One of these Christians was Valentine of Rome who was killed in 269 AD and made a saint in 496. The other was Valentine of Terni who was killed in 273 AD. Both of these saints were buried on the Flaminia Road from Rome to Rimini but, apart from the fact that they were early Christian martyrs, we don’t know much else about them. The former may have been involved in defying orders that banned Roman soldiers from getting married, but even this is tenuous.
So little is known about these people that even the Catholic Church decided they were no longer worth celebrating. The Vatican stopped acknowledging the date of 14 February in 1969.
The Roman Origin of Valentine’s Day
To figure out how these ancient saints got wrapped up in Hallmark cards and bouquets of roses, we might turn to the Romans.
The leading historical theory says that Valentine’s Day originated in the Roman festival of Lupercalia. This was a celebratory period from 13 to 15 February, designed to cleanse or purify the city, which itself dates even further back to pre-Roman pagan ritual.
Dedicated to the god Lupercus, goats were sacrificed in front of a cave thanks to their associations with fertility and protection. Priests would strip off, kill a goat, and run around hitting women with strips of their skin. Being hit was thought to bring about greater fertility and the promise of more children. It was, apparently, as mad as it sounded, and even Romans at the time were confused by it.
From the outside, it seems like the only similarities between this celebration and our own Valentine’s Day are the date and possibly a bit of whipping, depending on what you’re into. While many historians have tried to make the link between these events and the present, there doesn’t seem to be much there.
Modern Valentine’s Day
Some historians cite Geoffrey Chaucer, the famous medieval English poet, as the modern originator of Valentine’s Day. Chaucer wrote about Valentine’s Day as the day when birds begin to pair up, infusing the celebration with romantic symbolism. However, the date he was referring to could well have been in early May.

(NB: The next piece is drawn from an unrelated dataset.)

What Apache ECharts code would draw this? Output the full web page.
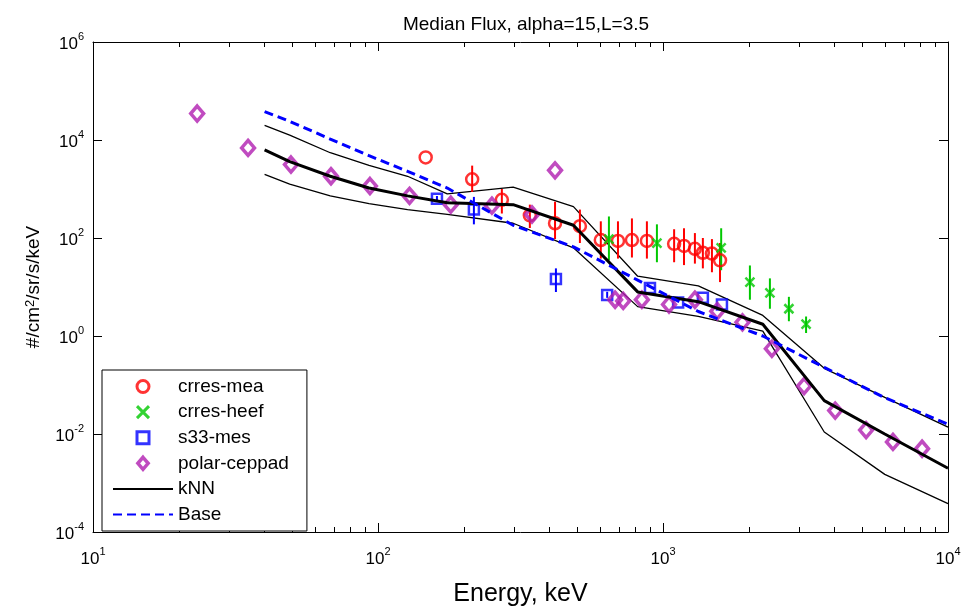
<!DOCTYPE html>
<html>
<head>
<meta charset="utf-8">
<title>Median Flux</title>
<script src="https://cdn.jsdelivr.net/npm/echarts@6.0.0/dist/echarts.min.js"></script>
<style>
  html, body { margin: 0; padding: 0; background: #fff; }
  #chart { width: 965px; height: 612px; }
</style>
</head>
<body>
<div id="chart"></div>
<script>
// energies in keV, fluxes in #/cm2/sr/s/keV
var meaE  = [147, 214, 272, 341, 418, 511, 605, 695, 778, 878, 1094, 1185, 1294, 1380, 1485, 1585]
var meaF  = [4400, 1580, 600, 290, 200, 174, 91, 87, 91, 87, 76, 69, 60, 50, 48, 35]
var meaHi = [null, 3000, 1000, 480, 550, 380, 219, 219, 251, 219, 151, 158, 126, 100, 95, 79]
var meaLo = [null, 870, 316, 160, 95, 79, 38, 38, 40, 38, 32, 28, 30, 24, 20, 12.6]

var heefE  = [646, 952, 1600, 2018, 2372, 2765, 3177]
var heefF  = [95, 79, 63, 12.6, 7.6, 3.6, 1.74]
var heefHi = [275, 190, 158, 27.5, 15, 6.3, 2.5]
var heefLo = [35, 32, 22, 5.5, 3.6, 2.0, 1.15]

var s33E  = [161, 217, 421, 637, 900, 1130, 1380, 1610]
var s33F  = [631, 380, 14.5, 6.9, 9.5, 4.8, 6.0, 4.4]
var s33Hi = [720, 690, 24, 8, null, null, null, null]
var s33Lo = [550, 190, 7.9, 6, null, null, null, null]

var polarE = [23.2, 35, 49.5, 68.4, 93.7, 129, 180, 251, 347, 418, 679, 725, 843, 1050, 1294, 1550, 1900, 2410, 3126, 4020, 5160, 6410, 8110]
var polarF = [34700, 6900, 3160, 1820, 1150, 724, 479, 457, 302, 2400, 5.5, 5.2, 5.5, 4.4, 5.5, 3.2, 1.9, 0.55, 0.095, 0.030, 0.012, 0.0069, 0.0050]

var lineE    = [40, 49, 68, 93, 127, 175, 298, 485, 815, 1330, 2240, 3680, 6000, 10000]
var knnMid   = [6310, 3630, 1820, 1050, 724, 525, 479, 182, 7.94, 5.01, 1.74, 0.0479, 0.01, 0.002]
var knnUpper = [19950, 12590, 5500, 3020, 1820, 794, 1096, 437, 16.6, 10.5, 2.63, 0.219, 0.056, 0.0138]
var knnLower = [1995, 1259, 724, 501, 380, 302, 200, 63, 3.98, 2.51, 1.26, 0.011, 0.0015, 0.00038]
var baseF    = [38000, 24000, 10470, 4790, 2290, 1047, 182, 66, 13.8, 3.16, 1.0, 0.229, 0.055, 0.0158]

var xMajor = [10, 100, 1000, 10000]
var yMajor = [1e-4, 1e-2, 1, 1e2, 1e4, 1e6]
var xMinor = []
;[10, 100, 1000].forEach(function (d) {
  for (var k = 2; k <= 9; k++) xMinor.push(k * d)
})

var FONT = '"Liberation Sans", Arial, sans-serif'
var SQUARE = 'path://M0 0L10 0L10 10L0 10Z'
var DIAMOND = 'path://M6 0L12 7L6 14L0 7Z'
var CROSS = 'path://M0 0L10 10M10 0L0 10'

function zip(xs, ys) {
  return xs.map(function (x, i) { return [x, ys[i]] })
}

function errData(xs, lo, hi) {
  var out = []
  xs.forEach(function (x, i) {
    if (lo[i] != null && hi[i] != null) out.push([x, lo[i], hi[i]])
  })
  return out
}

function errSeries(name, xs, lo, hi, color) {
  return {
    name: name,
    type: 'custom',
    data: errData(xs, lo, hi),
    encode: { x: 0, y: [1, 2] },
    silent: true,
    z: 3,
    renderItem: function (params, api) {
      var x = api.value(0)
      var p1 = api.coord([x, api.value(1)])
      var p2 = api.coord([x, api.value(2)])
      return {
        type: 'line',
        shape: { x1: p1[0], y1: p1[1], x2: p2[0], y2: p2[1] },
        style: { stroke: color, lineWidth: 2 }
      }
    }
  }
}

function powLabel(v) {
  var e = Math.round(Math.log10(v))
  return '{b|10}{s|' + e + '}'
}

var labelRich = {
  b: { fontSize: 17, fontFamily: FONT, color: '#000', lineHeight: 22, verticalAlign: 'bottom' },
  s: { fontSize: 11, fontFamily: FONT, color: '#000', verticalAlign: 'top' }
}

function xAxisDef(pos, ticks, len, labels) {
  return {
    type: 'log',
    logBase: 10,
    min: 10,
    max: 10000,
    position: pos,
    axisLine: { show: labels, lineStyle: { color: '#000', width: 1 } },
    axisTick: { show: true, inside: true, length: len, customValues: ticks, lineStyle: { color: '#000', width: 1 } },
    axisLabel: labels ? {
      show: true, customValues: xMajor, formatter: powLabel, rich: labelRich, margin: 14
    } : { show: false },
    splitLine: { show: false },
    minorTick: { show: false }
  }
}

var chart = echarts.init(document.getElementById('chart'))

chart.setOption({
  animation: false,
  backgroundColor: '#fff',
  textStyle: { fontFamily: FONT },
  title: {
    text: 'Median Flux, alpha=15,L=3.5',
    left: 521,
    top: 10,
    textAlign: 'center',
    textStyle: { fontSize: 19, fontWeight: 'normal', color: '#000', fontFamily: FONT }
  },
  grid: { left: 93, right: 17, top: 42, bottom: 70, containLabel: false },
  legend: {
    orient: 'vertical',
    left: 102,
    top: 370,
    padding: [7, 18, 7, 10],
    itemWidth: 60,
    itemHeight: 12,
    itemGap: 6.6,
    symbolKeepAspect: true,
    backgroundColor: '#fff',
    borderColor: '#000',
    borderWidth: 1,
    borderRadius: 0,
    textStyle: { fontSize: 19, color: '#000', fontFamily: FONT },
    data: [
      { name: 'crres-mea', itemStyle: { borderWidth: 3 } },
      { name: 'crres-heef', itemStyle: { borderWidth: 3 } },
      { name: 's33-mes', itemStyle: { borderWidth: 3 } },
      { name: 'polar-ceppad', itemStyle: { borderWidth: 3.5 } },
      { name: 'kNN', itemStyle: { opacity: 0 } },
      { name: 'Base', itemStyle: { opacity: 0 } }
    ]
  },
  xAxis: [
    Object.assign(xAxisDef('bottom', xMajor, 9, true), {
      name: 'Energy, keV',
      nameLocation: 'middle',
      nameGap: 50,
      nameTextStyle: { fontSize: 25, color: '#000', fontFamily: FONT }
    }),
    xAxisDef('bottom', xMinor, 5, false),
    Object.assign(xAxisDef('top', xMajor, 9, false), { axisLine: { show: true, lineStyle: { color: '#000' } } }),
    xAxisDef('top', xMinor, 5, false)
  ],
  yAxis: [
    {
      type: 'log',
      logBase: 10,
      min: 1e-4,
      max: 1e6,
      position: 'left',
      name: '#/cm{s|2}/sr/s/keV',
      nameLocation: 'middle',
      nameGap: 50,
      nameTextStyle: {
        fontSize: 19, color: '#000', fontFamily: FONT,
        rich: {
          s: { fontSize: 13, fontFamily: FONT, color: '#000', verticalAlign: 'top' }
        }
      },
      axisLine: { show: true, lineStyle: { color: '#000', width: 1 } },
      axisTick: { show: true, inside: true, length: 9, customValues: yMajor, lineStyle: { color: '#000' } },
      axisLabel: { customValues: yMajor, formatter: powLabel, rich: labelRich, margin: 9 },
      splitLine: { show: false },
      minorTick: { show: false }
    },
    {
      type: 'log',
      logBase: 10,
      min: 1e-4,
      max: 1e6,
      position: 'right',
      axisLine: { show: true, lineStyle: { color: '#000', width: 1 } },
      axisTick: { show: true, inside: true, length: 9, customValues: yMajor, lineStyle: { color: '#000' } },
      axisLabel: { show: false },
      splitLine: { show: false },
      minorTick: { show: false }
    }
  ],
  series: [
    {
      name: 'kNN-upper', type: 'line', data: zip(lineE, knnUpper), symbol: 'none', z: 2,
      lineStyle: { color: '#000', width: 1.3 }, itemStyle: { color: '#000' }
    },
    {
      name: 'kNN-lower', type: 'line', data: zip(lineE, knnLower), symbol: 'none', z: 2,
      lineStyle: { color: '#000', width: 1.3 }, itemStyle: { color: '#000' }
    },
    errSeries('mea-err', meaE, meaLo, meaHi, '#ff0000'),
    errSeries('heef-err', heefE, heefLo, heefHi, '#00c800'),
    errSeries('s33-err', s33E, s33Lo, s33Hi, '#0000ff'),
    {
      name: 'crres-mea', type: 'scatter', data: zip(meaE, meaF), symbol: 'circle', symbolSize: 12, z: 4,
      symbolKeepAspect: true,
      itemStyle: { color: 'rgba(255,255,255,0)', borderColor: '#ff0000', borderWidth: 2.5 }
    },
    {
      name: 'crres-heef', type: 'scatter', data: zip(heefE, heefF), symbol: CROSS, symbolSize: 9, z: 4,
      symbolKeepAspect: true,
      itemStyle: { color: 'rgba(255,255,255,0)', borderColor: '#00c800', borderWidth: 2.5 }
    },
    {
      name: 's33-mes', type: 'scatter', data: zip(s33E, s33F), symbol: SQUARE, symbolSize: 10, z: 4,
      symbolKeepAspect: true,
      itemStyle: { color: 'rgba(255,255,255,0)', borderColor: '#0000ff', borderWidth: 2.5 }
    },
    {
      name: 'polar-ceppad', type: 'scatter', data: zip(polarE, polarF), symbol: DIAMOND, symbolSize: 15, z: 4,
      symbolKeepAspect: true,
      itemStyle: { color: 'rgba(255,255,255,0)', borderColor: '#b01eb0', borderWidth: 3.5 }
    },
    {
      name: 'kNN', type: 'line', data: zip(lineE, knnMid), symbol: 'none', z: 5,
      lineStyle: { color: '#000', width: 3 }, itemStyle: { color: '#000' }
    },
    {
      name: 'Base', type: 'line', data: zip(lineE, baseF), symbol: 'none', z: 5,
      lineStyle: { color: '#0000ff', width: 3, type: [9, 5] }, itemStyle: { color: '#0000ff' }
    }
  ]
})
</script>
</body>
</html>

Beyond Chaucer, we have to skip forward to the 15th century when we find the first recorded instance of a Valentine’s Day greeting. This was written by the Duke of Orleans to his wife while he was imprisoned in the Tower of London. By this point, 14 February had somehow morphed into an annual celebration of romance, with feasting and drinking being key parts of the day. Again, we’re not really sure how we got here from the goat flogging, but there you have it, although feasting, drinking, and a focus on fertility were all part of the original Roman understanding. It’s possible that people were just big fans of the whole thing and wanted to keep it up each year, slowly separating it from whatever dubious historical event kicked it off.
From there, Valentine’s seems to only grow in significance and cultural prominence. The day is written about by Shakespeare and became synonymous with romantic poetry in the 17th century. The Georgians (that’s Brits in the 18th century) took the idea to new heights with the popularisation of Valentine’s cards which were sent to and from lovers. The cards were made hugely popular with the advancement of printing technology in the 19th century and often featured romantic sayings, hearts, and colourful patterning.
Hallmark Cards started making the first official Valentine’s cards in 1913. Buying and sending these was thought of as a key marker of romantic interest and affection and it’s from here that the concept of splashing out to impress your date or partner took root.
Nowadays, Australians spend roughly $1.1 billion on Valentine’s each year, with $110 million being spent on flowers alone, according to research from Finder.
So, while the day might seem like a crass, modern holiday, just know that you’re actually participating in a celebration almost as old as love itself. But, if you’re a stickler for tradition, a bit of goat sacrifice and some playful whipping might just be what you need to spice things up this Valentine’s Day.